En la vida que llevo las noticias me llegan tarde. La de la muerte de Trini Simó es un golpe sordo. De repente me doy cuenta de que entre los libros que se amontonan ahora mismo en mi mesa de trabajo hay uno suyo. Es la' Iniciación al arte español de la postguerra de Vicente Aguilera Cerni', publicado por Península en noviembre de 1970. Abro la primera página y vuelvo a leer su firma, escrita con estilográfica y tinta roja: «T. Simó/ I-71». Veo, por el sello, que está comprado en la Librería Lauria, la librería de los Muñoz, a dos pasos de la tienda de zapatos de su familia. Imagino que algún día de lo que queda de este verano malo alguien encontrará entre sus libros alguno mío, olvidado, como el suyo, durante medio siglo.

En aquel tiempo nos prestábamos libros, nos pasábamos noticias, discutíamos y nos veíamos mucho. Trabajábamos en el modernismo valenciano. En la primavera de 1968 yo había publicado en la revista 'Serra d'Or' dos artículos dedicados respectivamente al urbanismo y a la arquitectura modernistas de València. Poco después, la revista 'Hogar y arquitectura' nos encargó a Emilio Giménez y a mí otro artículo sobre el tema. Seguimos investigando y escribimos un texto muy largo. Para ilustrarlo encargamos una serie de fotografías a Paco Jarque, el fotógrafo de Publipress. Trini Simó, que comenzaba a estudiar el mismo tema para su tesis doctoral, se puso en contacto con nosotros a través de Jarque y Alfaro. Recuerdo nítidamente una reunión, a última hora de la mañana, en el luminoso piso de Grabador Esteve en el que vivía entonces. Me impresionó su tenacidad y su entusiasmo. Nos hicimos amigos. Tres años más tarde su trabajo se materializó en su primer libro, La arquitectura de la renovación urbana en València, con fotografías de Jarque y prólogo de Fuster. Luego vino su libro de Sorolla, el signo más visible de la reconciliación de nuestra generación con la memoria del gran artista valenciano.

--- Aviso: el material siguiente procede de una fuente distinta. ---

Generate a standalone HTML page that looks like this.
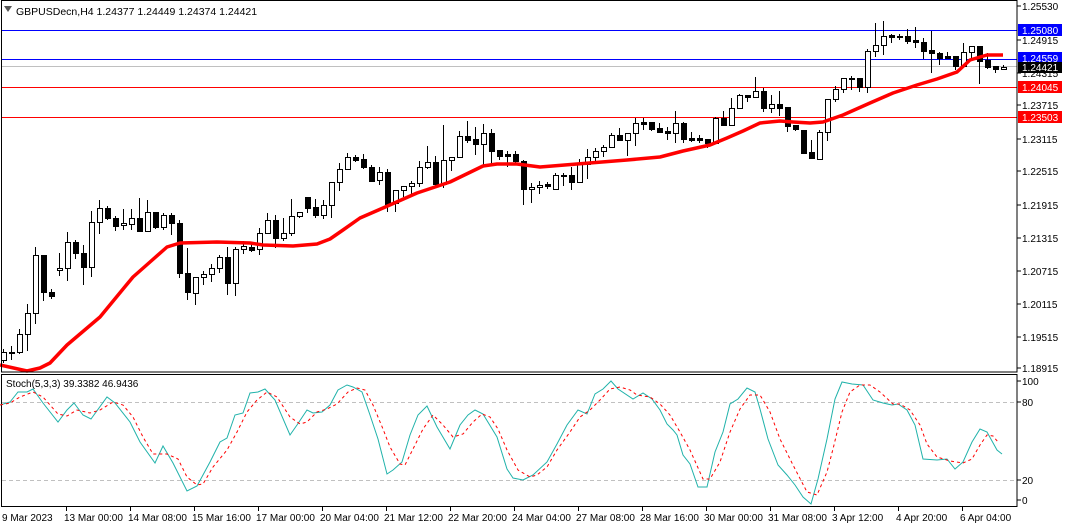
<!DOCTYPE html>
<html><head><meta charset="utf-8"><style>
html,body{margin:0;padding:0;background:#fff;}
svg{display:block;font-family:"Liberation Sans",sans-serif;font-size:10px;}
</style></head><body>
<svg id="s" width="1066" height="528" viewBox="0 0 1066 528" xmlns="http://www.w3.org/2000/svg">
<rect width="1066" height="528" fill="#fff"/>
<line x1="1" y1="30.5" x2="1017" y2="30.5" stroke="#0000ff" stroke-width="1"/>
<line x1="1" y1="59.5" x2="1017" y2="59.5" stroke="#0000ff" stroke-width="1"/>
<line x1="1" y1="66.5" x2="1017" y2="66.5" stroke="#c0c0c0" stroke-width="1"/>
<line x1="1" y1="87.5" x2="1017" y2="87.5" stroke="#ff0000" stroke-width="1"/>
<line x1="1" y1="117.5" x2="1017" y2="117.5" stroke="#ff0000" stroke-width="1"/>
<g id="candles"></g>
<polyline fill="none" stroke="#ff0000" stroke-width="3.5" stroke-linejoin="round" points="0,365 27,371 40,368 50,363 67,345 100,317 133,277 150,262 167,247 180,243 217,242 250,243 263,245 293,246 317,244 330,239 343,230 360,218 383,208 417,193 450,182 483,166 497,164 517,164 540,167 577,164 627,160 660,157 683,151 710,145 727,138 743,131 760,123 780,121 793,122 810,123 823,122 843,115 870,103 893,93 917,85 937,79 957,72 970,60 987,55 1003,55"/>
<rect x="1.5" y="0.5" width="1015.5" height="371.5" fill="none" stroke="#000"/>
<rect x="1.5" y="374.5" width="1015.5" height="132" fill="none" stroke="#000"/>
<text x="16" y="15" font-size="10.5">GBPUSDecn,H4  1.24377 1.24449 1.24374 1.24421</text>
<polygon points="4,6 12,6 8,12" fill="#555"/>
<g id="axis" font-size="10"></g>
<rect x="1018" y="24" width="44" height="12" fill="#0000ff"/><text x="1022" y="34" fill="#fff">1.25080</text>
<rect x="1018" y="52" width="44" height="11" fill="#0000ff"/><text x="1022" y="62" fill="#fff">1.24559</text>
<rect x="1018" y="62" width="44" height="11" fill="#000"/><text x="1022" y="71" fill="#fff">1.24421</text>
<rect x="1018" y="81" width="44" height="12" fill="#ff0000"/><text x="1022" y="91" fill="#fff">1.24045</text>
<rect x="1018" y="111" width="44" height="12" fill="#ff0000"/><text x="1022" y="121" fill="#fff">1.23503</text>
<line x1="2" y1="402.5" x2="1016" y2="402.5" stroke="#c0c0c0" stroke-dasharray="4,3"/>
<line x1="2" y1="480.5" x2="1016" y2="480.5" stroke="#c0c0c0" stroke-dasharray="4,3"/>
<text x="6" y="387" font-size="10">Stoch(5,3,3) 39.3382 46.9436</text>
<polyline fill="none" stroke="#20b2aa" stroke-width="1" points="0,405 10,402 18,392 27,392 33,389 43,403 58,422 67,410 74,403 83,415 91,419 107,397 115,403 130,422 140,442 155,463 163,446 173,463 187,491 197,486 210,462 220,442 227,438 235,415 243,413 250,393 258,392 265,389 275,400 290,435 297,425 307,410 313,413 322,412 330,405 338,390 347,385 353,387 362,392 370,415 378,439 387,474 393,470 402,462 410,435 418,415 427,406 437,427 450,449 460,425 468,415 475,410 483,414 497,437 507,469 513,478 523,480 533,475 547,462 557,444 567,425 578,410 587,414 595,394 603,389 611,381 618,389 633,399 643,393 652,399 660,410 667,424 673,430 677,435 683,455 690,464 698,487 707,487 715,452 723,432 730,404 738,399 747,388 755,392 760,409 768,439 778,465 787,475 795,485 803,497 811,504 818,479 827,439 835,399 842,382 852,384 863,385 873,400 883,403 892,405 898,404 907,410 915,425 923,459 937,460 947,459 955,469 963,462 972,442 980,429 987,432 997,450 1002,454"/>
<polyline fill="none" stroke="#ff0000" stroke-width="1" stroke-dasharray="3,3" points="0,405 10,403 20,397 33,392 43,397 58,414 67,416 77,410 90,413 100,410 113,402 123,405 133,417 143,437 153,454 167,454 178,459 187,477 197,485 203,484 213,467 227,450 237,432 247,412 257,400 267,392 277,397 290,417 300,424 307,422 317,412 327,409 337,404 348,392 357,388 365,390 373,405 383,429 390,447 400,464 405,465 413,449 423,429 433,415 443,425 453,437 463,434 473,422 482,414 490,417 498,429 507,450 518,470 530,477 537,475 547,467 557,450 570,432 580,417 590,410 600,400 610,389 620,387 630,390 637,395 650,397 660,404 670,415 680,432 690,450 703,479 710,479 720,462 730,432 740,409 750,395 760,395 770,412 780,439 793,465 807,492 817,495 827,472 833,449 842,412 850,392 860,385 870,385 880,392 893,404 900,404 910,410 920,425 927,444 937,457 950,461 963,463 972,459 980,445 987,435 993,436 998,442"/>
<g font-size="10">
<line x1="1017" y1="381" x2="1021" y2="381" stroke="#000"/><text x="1022" y="385">100</text>
<line x1="1017" y1="402" x2="1021" y2="402" stroke="#000"/><text x="1022" y="406">80</text>
<line x1="1017" y1="480" x2="1021" y2="480" stroke="#000"/><text x="1022" y="484">20</text>
<line x1="1017" y1="500" x2="1021" y2="500" stroke="#000"/><text x="1022" y="504">0</text>
</g>
<g id="time" font-size="10"></g>
</svg>
<script>
var C=[
[349,363,352,360,'w'],[346,360,352,352,'w'],[329,354,334,352,'w'],[304,351,313,334,'w'],[247,324,255,313,'w'],[255,301,255,292,'b'],[289,299,292,296,'b'],[253,276,268,270,'w'],[232,281,242,268,'w'],[240,259,242,253,'b'],
[245,285,253,267,'b'],[211,277,222,267,'w'],[200,234,208,222,'w'],[206,220,208,218,'b'],[216,231,218,226,'b'],[209,230,223,225,'w'],[209,230,218,224,'w'],[198,231,218,231,'b'],[200,231,212,231,'w'],[212,229,212,227,'b'],
[213,230,215,227,'w'],[213,235,215,223,'b'],[220,278,223,273,'b'],[248,300,273,292,'b'],[277,305,277,293,'w'],[271,285,274,277,'w'],[264,282,268,274,'w'],[255,273,257,268,'w'],[247,295,257,283,'b'],[247,296,249,283,'w'],
[241,254,246,249,'w'],[244,252,247,250,'b'],[228,255,233,249,'w'],[213,233,220,233,'w'],[215,248,220,238,'b'],[218,241,233,238,'w'],[199,236,216,233,'w'],[212,218,212,216,'w'],[197,213,197,208,'b'],[199,218,207,215,'b'],
[200,219,205,215,'w'],[182,218,182,205,'w'],[163,191,169,182,'w'],[153,170,157,169,'w'],[155,162,157,160,'b'],[154,169,159,167,'b'],[165,182,167,181,'b'],[167,185,172,180,'w'],[169,212,172,204,'b'],[190,212,190,203,'w'],
[186,197,186,190,'w'],[181,195,183,186,'w'],[161,187,167,183,'w'],[146,169,162,167,'w'],[156,188,162,184,'b'],[125,188,160,184,'w'],[157,171,157,160,'w'],[131,157,136,157,'w'],[121,143,136,140,'b'],[127,155,139,144,'b'],
[124,166,133,144,'w'],[129,166,133,151,'b'],[150,160,150,156,'b'],[151,167,154,156,'b'],[151,163,154,161,'b'],[160,205,161,189,'b'],[183,203,187,189,'w'],[181,194,185,187,'w'],[182,189,184,186,'b'],[173,189,175,189,'w'],
[173,186,175,176,'w'],[167,190,175,182,'b'],[159,183,164,182,'w'],[149,179,157,164,'w'],[148,164,151,157,'w'],[145,157,147,151,'w'],[133,148,135,147,'w'],[128,141,135,140,'b'],[133,156,133,140,'w'],[118,146,123,133,'w'],
[118,130,122,124,'b'],[122,131,122,129,'b'],[123,133,128,132,'b'],[127,140,131,133,'b'],[111,143,123,133,'w'],[122,143,123,139,'b'],[132,142,138,140,'b'],[135,143,138,140,'b'],[139,148,139,143,'b'],[117,143,118,143,'w'],
[111,125,118,125,'b'],[98,125,108,125,'w'],[94,108,95,108,'w'],[95,102,95,97,'b'],[77,97,91,97,'w'],[88,112,91,108,'b'],[95,113,104,108,'w'],[91,116,104,108,'b'],[107,132,107,126,'b'],[125,131,125,129,'b'],
[130,154,130,153,'b'],[140,158,152,158,'b'],[130,159,132,159,'w'],[99,141,99,132,'w'],[86,102,89,99,'w'],[78,93,78,89,'w'],[76,90,78,79,'w'],[78,92,78,87,'b'],[49,93,51,87,'w'],[23,57,45,51,'w'],
[21,55,36,45,'w'],[34,43,35,37,'b'],[34,40,36,37,'w'],[29,44,36,41,'b'],[27,48,40,42,'b'],[38,59,42,51,'b'],[31,73,50,53,'b'],[52,65,53,58,'b'],[52,59,56,58,'b'],[56,70,56,66,'b'],
[43,66,52,66,'w'],[46,59,46,52,'w'],[46,84,46,61,'b'],[53,69,60,67,'b'],[66,73,66,69,'b'],[65,70,67,69,'w']];
var h='';
C.forEach(function(c,i){var x=3+8*i;var t=c[2],b=c[3];if(b-t<1)b=t+1;
h+='<line x1="'+(x+0.5)+'" y1="'+c[0]+'" x2="'+(x+0.5)+'" y2="'+c[1]+'" stroke="#000"/>';
h+='<rect x="'+(x-2+0.5)+'" y="'+(t+0.5)+'" width="5" height="'+(b-t)+'" fill="'+(c[4]=='b'?'#000':'#fff')+'" stroke="#000"/>';});
document.getElementById('candles').innerHTML=h;
var a='',P=[['1.25530',6],['1.24915',40],['1.24315',73],['1.23715',105],['1.23115',139],['1.22515',171],['1.21915',205],['1.21315',238],['1.20715',271],['1.20115',304],['1.19515',337],['1.18915',368]];
P.forEach(function(p){a+='<line x1="1017" y1="'+p[1]+'" x2="1021" y2="'+p[1]+'" stroke="#000"/><text x="1022" y="'+(p[1]+4)+'">'+p[0]+'</text>';});
document.getElementById('axis').innerHTML=a;
var T=['13 Mar 00:00','14 Mar 08:00','15 Mar 16:00','17 Mar 00:00','20 Mar 04:00','21 Mar 12:00','22 Mar 20:00','24 Mar 04:00','27 Mar 08:00','28 Mar 16:00','30 Mar 00:00','31 Mar 08:00','3 Apr 12:00','4 Apr 20:00','6 Apr 04:00'];
var s='<text x="2" y="521">9 Mar 2023</text>';
T.forEach(function(t,i){var x=66+64*i;s+='<line x1="'+(x+0.5)+'" y1="507" x2="'+(x+0.5)+'" y2="511" stroke="#000"/><text x="'+(x-2)+'" y="521">'+t+'</text>';});
document.getElementById('time').innerHTML=s;
</script>
</body></html>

Antes, nos había contratado la incipiente Escuela de Arquitectura de Valencia como profesores. Fue en 1969. A mí (en enero) de estética, a ella (en septiembre) de historia del arte. Ese mismo año (creo que también en septiembre) entró, como profesor de sociología y demografía, Ricard Pérez Casado, otro no arquitecto y otro amigo. La escuela era muy pequeña y el vínculo entre los tres profesores no arquitectos y el resto lo constituían Juanjo Estellés y Emilio Giménez.

En 1972, con la Escuela ya plenamente integrada en un nuevo Instituto Politécnico, creado y severamente gobernado por el Opus Dei, fui expulsado como profesor. Busqué empleo y lo encontré, por suerte enseguida, en la Escuela de Arquitectura de Portsmouth. Trabajé allí durante doce años. A lo largo de ese período aprovechaba las vacaciones universitarias para volver con frecuencia a València. Seguí viendo a los amigos de aquí: Solbes y Valdés, Alfaro, Emilio y, con menor frecuencia, a los antiguos compañeros de la Escuela de Arquitectura, entre ellos Trini.

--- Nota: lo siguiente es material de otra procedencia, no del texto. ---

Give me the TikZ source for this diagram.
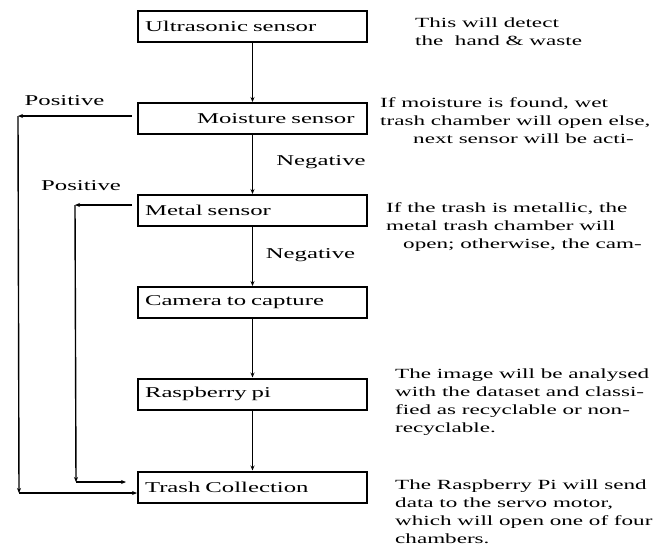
\documentclass[tikz,border=0pt]{standalone}
\usepackage{fontspec}
\setmainfont{Liberation Serif}[FakeStretch=1.65]
\usetikzlibrary{arrows.meta}

\begin{document}
\begin{tikzpicture}[x=1pt, y=-1pt, >={Stealth[length=5pt,width=4pt]},
  box/.style = {draw, line width=2pt, minimum height=31pt, text width=215pt,
                inner xsep=7pt, align=left, font=\fontsize{15}{18}\selectfont},
  lbl/.style = {font=\fontsize{15}{18}\selectfont, inner sep=0pt, anchor=base},
  note/.style = {font=\fontsize{14}{18}\selectfont, inner sep=0pt, anchor=base west, align=left},
  link/.style = {line width=1.4pt, ->}]
  \useasboundingbox (0,0) rectangle (653,547);

  % main chain
  \node[box] (ultra) at (252.5,26.5) {Ultrasonic sensor};
  \node[box] (moist) at (252.5,118.5) {\hspace*{52pt}Moisture sensor};
  \node[box] (metal) at (252.5,210.5) {Metal sensor};
  \node[box] (camera) at (252.5,302.5) {Camera to capture};
  \node[box] (rasp) at (252.5,394) {Raspberry pi};
  \node[box] (trash) at (252.5,487) {Trash Collection};

  \draw[link] (ultra) -- (moist);
  \draw[link] (moist) -- (metal);
  \draw[link] (metal) -- (camera);
  \draw[link] (camera) -- (rasp);
  \draw[link] (rasp) -- (trash);

  % positive branches
  \coordinate (wetTop) at (18,116);
  \coordinate (wetLow) at (19,493);
  \coordinate (metTop) at (75,205);
  \coordinate (metLow) at (76,482);
  \coordinate (metEnd) at (126,482);
  \draw[link] ([xshift=-5pt]moist.west |- wetTop) -- (wetTop);
  \draw[link] (wetTop) -- (wetLow);
  \draw[link] (wetLow) -- (wetLow -| trash.west);
  \draw[link] ([xshift=-5pt]metal.west |- metTop) -- (metTop);
  \draw[link] (metTop) -- (metLow);
  \draw[link] (metLow) -- (metEnd);

  \node[lbl] (pos1) at (64.5,105) {Positive};
  \node[lbl] (pos2) at (81,190) {Positive};
  \node[lbl] (neg1) at (321,165) {Negative};
  \node[lbl] (neg2) at (310.5,258) {Negative};

  % notes on the right (placed at the baseline of their last line)
  \node[note] (ultraNote) at (415,45) {This will detect\\the\ \ hand \& waste};
  \node[note] (moistNote) at (380,143) {If moisture is found, wet\\trash chamber will open else,\\\hspace*{33pt}next sensor will be acti-};
  \node[note] (metalNote) at (386,248) {If the trash is metallic, the\\metal trash chamber will\\\hspace*{17pt}open; otherwise, the cam-};
  \node[note] (raspNote) at (395,432) {The image will be analysed\\with the dataset and classi-\\fied as recyclable or non-\\recyclable.};
  \node[note] (trashNote) at (395,543) {The Raspberry Pi will send\\data to the servo motor,\\which will open one of four\\chambers.};
\end{tikzpicture}
\end{document}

Mis recuerdos de ella a partir de entonces se parecen a una sucesión de flashes, cada vez más distantes. Se divorció, una decisión que en su caso requirió una valentía enorme. Pasaron los años y, durante un tiempo, mantuvo una relación amorosa con Juanjo Estellés. No sé cómo empezó ni cómo acabó, pero les recuerdo como una pareja bellísima, como de otro mundo. En el terreno de las pasiones intelectuales el estudio del urbanismo y de la arquitectura valenciana la llevó a militar en los movimientos cívicos de defensa del patrimonio: el Botànic, el Cabanyal... Se entregaba siempre a fondo, con generosidad, y fue, para la derecha conservadora que mandaba en la ciudad, una enemiga temible. Militó también en el feminismo, pero de eso ya no tuve ocasión de hablar con ella. Tampoco podré hacerlo ya nunca.